What was this better part, if not a greater love for our Lord, merited by a more perfect return? Martha served, Mary listened and meditated. Martha was standing, Mary was seated at the feet of the Lord. Martha was complaining, Mary was silent. Between these two forms of affection so differently expressed, it is impossible to hesitate in declaring that of Mary better. Jesus of necessity said she was the preferred one, and preferred with this promise that her better part would be reserved to her forever.

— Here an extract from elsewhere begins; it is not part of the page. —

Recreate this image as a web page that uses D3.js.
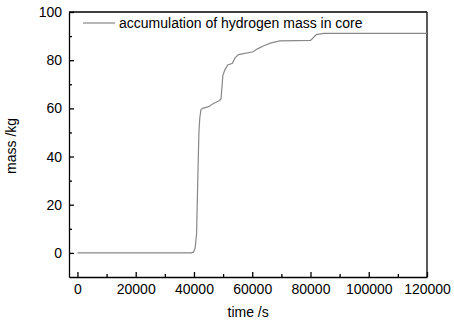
<!DOCTYPE html>
<html>
<head>
<meta charset="utf-8">
<script src="https://cdn.jsdelivr.net/npm/d3@7"></script>
<style>
  body { margin: 0; background: #fff; }
  text { font-family: "Liberation Sans", Arial, sans-serif; fill: #000; }
  .axis path, .axis line { stroke: #000; stroke-width: 1.3; }
  .axis text { font-size: 14px; }
</style>
</head>
<body>
<div id="chart"></div>
<script>
// time (s) and accumulated hydrogen mass in core (kg)
var times  = [0, 39000, 39800, 40400, 40900, 41300, 41700, 42000, 42400, 43000, 45000, 46700, 48800, 49300, 49900, 50600, 51600, 53200, 54100, 55300, 60300, 61800, 64000, 66500, 69500, 80000, 80700, 82000, 84500, 120000];
var masses = [0, 0, 0.3, 2, 8, 30, 50, 56, 59.5, 60, 60.7, 62, 63.3, 64, 73.5, 76, 78, 78.7, 81, 82.3, 83.5, 84.7, 86, 87.2, 88, 88.2, 89, 90.6, 91.1, 91.1];
var xTicks = [0, 20000, 40000, 60000, 80000, 100000, 120000];
var xMinor = [10000, 30000, 50000, 70000, 90000, 110000];
var yTicks = [0, 20, 40, 60, 80, 100];
var yMinor = [10, 30, 50, 70, 90];
var seriesName = "accumulation of hydrogen mass in core";

var margin = { top: 12, right: 27, bottom: 45, left: 69 };
var width = 454,
  height = 322;
var graphWidth = width - margin.left - margin.right,
  graphHeight = height - margin.top - margin.bottom;

var svg = d3.select("#chart").append("svg").attr("width", width).attr("height", height);
var graph = svg.append("g").attr("transform", "translate(" + margin.left + "," + margin.top + ")");

var x = d3.scaleLinear().domain([-2900, 120000]).range([0, graphWidth]);
var y = d3.scaleLinear().domain([-10, 100]).range([graphHeight, 0]);

// frame top / right
graph.append("line").attr("x1", 0).attr("x2", graphWidth).attr("y1", 0).attr("y2", 0)
  .attr("stroke", "#000").attr("stroke-width", 1.3);
graph.append("line").attr("x1", graphWidth).attr("x2", graphWidth).attr("y1", 0).attr("y2", graphHeight)
  .attr("stroke", "#000").attr("stroke-width", 1.3);

var gX = graph.append("g").attr("class", "axis").attr("transform", "translate(0," + graphHeight + ")");
gX.call(d3.axisBottom(x).tickValues(xTicks).tickSizeInner(-5).tickSizeOuter(0).tickPadding(7).tickFormat(d3.format("d")));
graph.append("g").attr("class", "axis").attr("transform", "translate(0," + graphHeight + ")")
  .call(d3.axisBottom(x).tickValues(xMinor).tickSizeInner(-3).tickSizeOuter(0).tickFormat(""))
  .select(".domain").remove();

var gY = graph.append("g").attr("class", "axis");
gY.call(d3.axisLeft(y).tickValues(yTicks).tickSizeInner(-5).tickSizeOuter(0).tickPadding(7).tickFormat(d3.format("d")));
graph.append("g").attr("class", "axis")
  .call(d3.axisLeft(y).tickValues(yMinor).tickSizeInner(-3).tickSizeOuter(0).tickFormat(""))
  .select(".domain").remove();

var line = d3.line()
  .x(function (d, i) { return x(times[i]); })
  .y(function (d) { return y(d); });
graph.append("path")
  .datum(masses)
  .attr("fill", "none")
  .attr("stroke", "#888")
  .attr("stroke-width", 1.2)
  .attr("d", line);

// legend
var legend = graph.append("g").attr("transform", "translate(14,11)");
legend.append("line").attr("x1", 0).attr("x2", 32).attr("y1", 0).attr("y2", 0)
  .attr("stroke", "#888").attr("stroke-width", 1.2);
legend.append("text").attr("x", 36).attr("y", 5).style("font-size", "14px").text(seriesName);

svg.append("text")
  .text("time /s")
  .attr("x", margin.left + x(58600))
  .attr("y", height - 5)
  .attr("text-anchor", "middle")
  .style("font-size", "14px");
svg.append("text")
  .text("mass /kg")
  .attr("transform", "translate(16," + (margin.top + y(44.4)) + ") rotate(-90)")
  .attr("text-anchor", "middle")
  .style("font-size", "14px");
</script>
</body>
</html>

But who was this Mary who had succeeded in the love of Christ in reaching such an exalted abdication of everything except contemplation and meditation! St. John is careful to inform us from the second sentence of his account. Hardly has he named Mary than he interrupts himself to tell us! It was this same Mary who anointed the Lord with an unguent, and who dried his feet with her hair. Clearly, the apostle attaches some significance to making her known to us, and in making her known by an action which does not allow us to confuse her with any other woman of the Gospels. If any other woman had anointed the Lord with an unguent, and dried his feet with her hair, this action, being no longer applicable to a single individual, would no longer indicate clearly that it was Mary of Bethany. Moreover, St. John wanted to indicate her clearly, and he wanted to do so, because the very act he used to distinguish her from all other living creatures, was an extraordinary act, unique, sublime in his eyes and worthy of being remembered for all time. Several women followed Jesus and waited upon him; several had for him a love worthy of the Son of Man and the Son of God, of the Son of God by the chaste adoration of a supernatural tenderness, of the Son of Man by the care they took of this infirm nature which he had assumed for us. But only one woman amongst them all had had the inspiration to anoint with perfume and to dry his wet feet with her hair like a linen cloth. This last detail reveals one soul alone. There are actions that can be repeated by the same soul who has conceived them, but that cannot be copied by another. Twice a woman threw herself at the feet of the Lord; twice a woman poured over them the liquid of a priceless perfume and dried them with her hair, but even if the Gospel had not hinted at it, even if tradition had been silent, we could be certain that there was here one sole source of inspiration, and that, if the anointing occurred twice, there was only one heart to conceive of it and only one hand to perform it, just as there was only one God to receive it.